Tinggalah satu anak perempuan yaitu Ni Nastri yang kemudian menjadi Dangka Nastri (nenek saya). Karena tidak memiliki anak laki-laki maka Ni Nastri mencari suami dengan majujuk muani (nyentana), mengambil Dangka Otel (kakek saya) dari bacakan keluarga di Buluh. Kakek dan nenek mamindon (saudara tingkat tiga atau saudara setelah saudara sepupu). Pernikahannya terbalik benar daripada umumnya; pihak pengantin perempuan menjemput pengantin laki-laki. Dangka Otel-Dangka Nastri menurunkan 6 orang anak. 3 laki-laki, tiga perempuan. Yang laki-laki; Jero Otel, Jero Lan Distrik dan Jero Mangku Artajaya. Jero Lan Distrik (Gurun Ariani) menurunkan 4 anak. 2 perempuan, 2 laki-laki; I Nyoman Pertas dan I Ketut Merta Mupu. Hiks!

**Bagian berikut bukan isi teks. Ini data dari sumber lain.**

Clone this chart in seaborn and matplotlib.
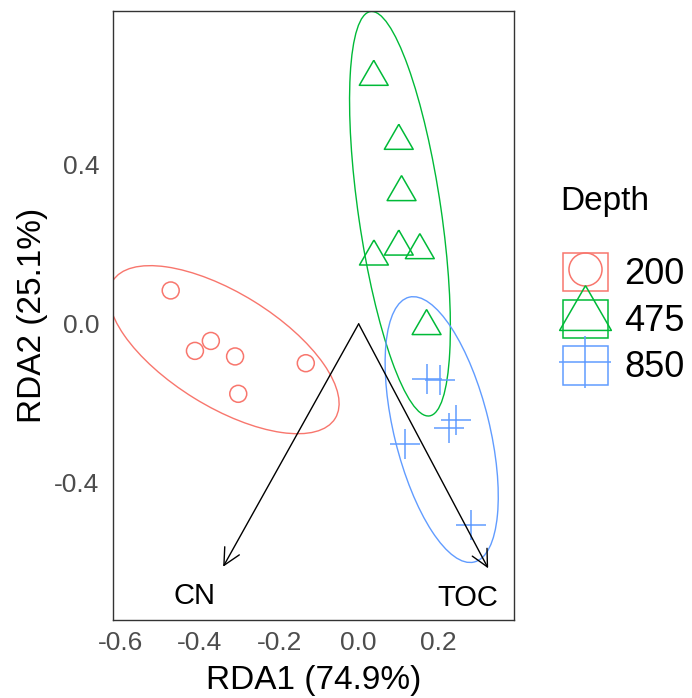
import numpy as np
import pandas as pd
import matplotlib
matplotlib.use("Agg")
import matplotlib.pyplot as plt
import seaborn as sns
from matplotlib.patches import Ellipse, Patch
from matplotlib.lines import Line2D
from matplotlib.legend_handler import HandlerTuple

# ---------------- data ----------------
depths = ["200", "475", "850"]
colors = ["#F8766D", "#00BA38", "#619CFF"]

rda1_200 = [-0.473, -0.412, -0.372, -0.311, -0.303, -0.133]
rda2_200 = [0.084, -0.068, -0.043, -0.082, -0.176, -0.099]
rda1_475 = [0.038, 0.101, 0.108, 0.0385, 0.101, 0.154, 0.171]
rda2_475 = [0.621, 0.460, 0.331, 0.169, 0.194, 0.185, -0.006]
rda1_850 = [0.171, 0.205, 0.228, 0.245, 0.116, 0.284]
rda2_850 = [-0.138, -0.141, -0.262, -0.243, -0.302, -0.507]

# 95% ellipses (centre, full axis lengths, angle in degrees)
ell_cx = [-0.339, 0.104, 0.209]
ell_cy = [-0.065, 0.277, -0.266]
ell_w = [0.658, 1.028, 0.686]
ell_h = [0.286, 0.208, 0.240]
ell_angle = [-31.7, 98.3, 103.8]

# environmental vectors
env_names = ["CN", "TOC"]
env_x = [-0.341, 0.326]
env_y = [-0.611, -0.615]
env_label_x = [-0.412, 0.276]
env_label_y = [-0.684, -0.690]

xticks = [-0.6, -0.4, -0.2, 0.0, 0.2]
xtick_labels = ["-0.6", "-0.4", "-0.2", "0.0", "0.2"]
yticks = [-0.4, 0.0, 0.4]
ytick_labels = ["-0.4", "0.0", "0.4"]

df = pd.DataFrame({
    "RDA1": rda1_200 + rda1_475 + rda1_850,
    "RDA2": rda2_200 + rda2_475 + rda2_850,
    "Depth": ["200"] * len(rda1_200) + ["475"] * len(rda1_475) + ["850"] * len(rda1_850),
})

# ---------------- style ----------------
sns.set_theme(style="white")
plt.rcParams["font.family"] = ["Liberation Sans", "DejaVu Sans"]

DPI = 100
fig = plt.figure(figsize=(6.92, 6.98), dpi=DPI)
W, H = 692, 698
ax = fig.add_axes([112.7 / W, 1 - 620 / H, 401.3 / W, 609 / H])

tri = [(0, 1), (-0.866, -0.5), (0.866, -0.5), (0, 1)]
markers = {"200": "o", "475": tri, "850": "+"}
sizes = {"200": 12.2 ** 2, "475": 24.0 ** 2, "850": 21.6 ** 2}

# ellipses
for cx, cy, w, h, a, c in zip(ell_cx, ell_cy, ell_w, ell_h, ell_angle, colors):
    e = Ellipse((cx, cy), w, h, angle=a, facecolor="none", edgecolor=c, lw=1.0)
    ax.add_patch(e)

# points
for d, c in zip(depths, colors):
    sub = df[df["Depth"] == d]
    sns.scatterplot(data=sub, x="RDA1", y="RDA2", marker=markers[d], s=sizes[d],
                    color=c, legend=False, ax=ax, zorder=3)
    coll = ax.collections[-1]
    coll.set_facecolor("none")
    coll.set_edgecolor(c)
    coll.set_linewidth(1.1)

# arrows
for name, x, y, lx, ly in zip(env_names, env_x, env_y, env_label_x, env_label_y):
    ax.annotate("", xy=(x, y), xytext=(0, 0),
                arrowprops=dict(arrowstyle="->,head_length=1.2,head_width=0.6",
                                color="black", lw=1.0, shrinkA=0, shrinkB=0,
                                mutation_scale=10), zorder=4)
    ax.text(lx, ly, name, ha="center", va="center", fontsize=21, color="black")

ax.set_xlim(-0.619, 0.391)
ax.set_ylim(-0.745, 0.787)
ax.set_xticks(xticks)
ax.set_xticklabels(xtick_labels)
ax.set_yticks(yticks)
ax.set_yticklabels(ytick_labels)
ax.tick_params(axis="both", which="major", direction="out", length=3.6, width=1.0,
               color="#333333", labelcolor="#4D4D4D", labelsize=19)
ax.tick_params(axis="x", pad=4)
ax.tick_params(axis="y", pad=6)
for sp in ax.spines.values():
    sp.set_visible(True)
    sp.set_color("#333333")
    sp.set_linewidth(1.0)
ax.grid(False)

ax.set_xlabel("RDA1 (74.9%)", fontsize=24, color="black")
ax.set_ylabel("RDA2 (25.1%)", fontsize=24, color="black")
ax.xaxis.set_label_coords(0.5, -0.074)
ax.yaxis.set_label_coords(-0.16, 0.5)

# legend
fs_leg = 26
handles = []
for d, c in zip(depths, colors):
    box = Patch(facecolor="none", edgecolor=c, lw=1.1)
    ms = {"200": 23.8, "475": 43.0, "850": 37.4}[d]
    mk = Line2D([], [], linestyle="none", marker=markers[d], markersize=ms,
                markerfacecolor="none", markeredgecolor=c, markeredgewidth=1.1)
    handles.append((box, mk))

leg = fig.legend(handles, depths, handler_map={tuple: HandlerTuple(ndivide=1, pad=0)},
                 loc="upper left", bbox_to_anchor=(562.7 / W, 1 - 253 / H),
                 frameon=False, fontsize=fs_leg, handlelength=1.26, handleheight=1.26,
                 labelspacing=0.2, handletextpad=0.45, borderpad=0, borderaxespad=0,
                 labelcolor="black")
fig.text(560 / W, 1 - 210 / H, "Depth", fontsize=24, ha="left", va="baseline", color="black")

fig.savefig("out.png", dpi=DPI)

Kembali ke cerita Kumpi Dangka Nastri. Beliau adalah orang yang senang bertapa, dari pertapaannya itu mendapatkan anugerah berupa Sabuk sakti. Ketika sedang bertapa, muncullah kain kasa putih merajah memanjang, lalu berubah menjadi ular, kemudian menjadi Sabuk. Bila sabuk ini dipakai dalam keadaan marah, pohon-pohon yang dilalui hangus terbakar. Sabuk ini juga membuat beliau berwibawa dan menarik di mata wanita. Banyak gadis-gadis yang ditemui meminta untuk dinikahinya, tetapi ditolak. Setelah puluhan tahun, ada orang yang menceritakan bahwa sabuk itu terlalu kuat energinya, itulah sebabnya semua anak-anaknya meninggal muda. Dikembalikanlah Sabuk sakti tersebut. Setelah itu, kemudian melahirkan seorang anak perempuan yaitu nenek saya. Dapat dikatakan terputuslah benih-benih kesaktian dari garis keturunan di atas.
Hari kematian ayahnya nenek sudah diketahui bertahun-tahun sebelum kematian. Beliau kalah perang tanding di alam niskala (alam gaib). Beliau berjanji mau berpulang ke alam sana ketika memiliki cucu pertama, pada saat cucu pertama baru bisa jalan. Ketika hari itu telah tiba, beliau berpesan bahwa agar beliau mendapat tempat di alam sana, saat mau mengeluarkan jenazah dari rumah, hendaklah mayatnya diseret melewati 'kampiah' rumah. Demikian permintaannya. Sedih saya mendengar cerita nenek, ternyata kematian Kompyang demikian tragis. Sedihnya lagi, bapak saya juga sering berpesan seperti itu; kapan bapak saya kalah perang di alam niskala, pada saat itulah akan diketahui kematiannya. Sampai saat ini bapak saya tak pernah kalah perang tanding di alam gaib. Ternyata masih mengalir darah pertapa dari Kompyang ke bapak saya.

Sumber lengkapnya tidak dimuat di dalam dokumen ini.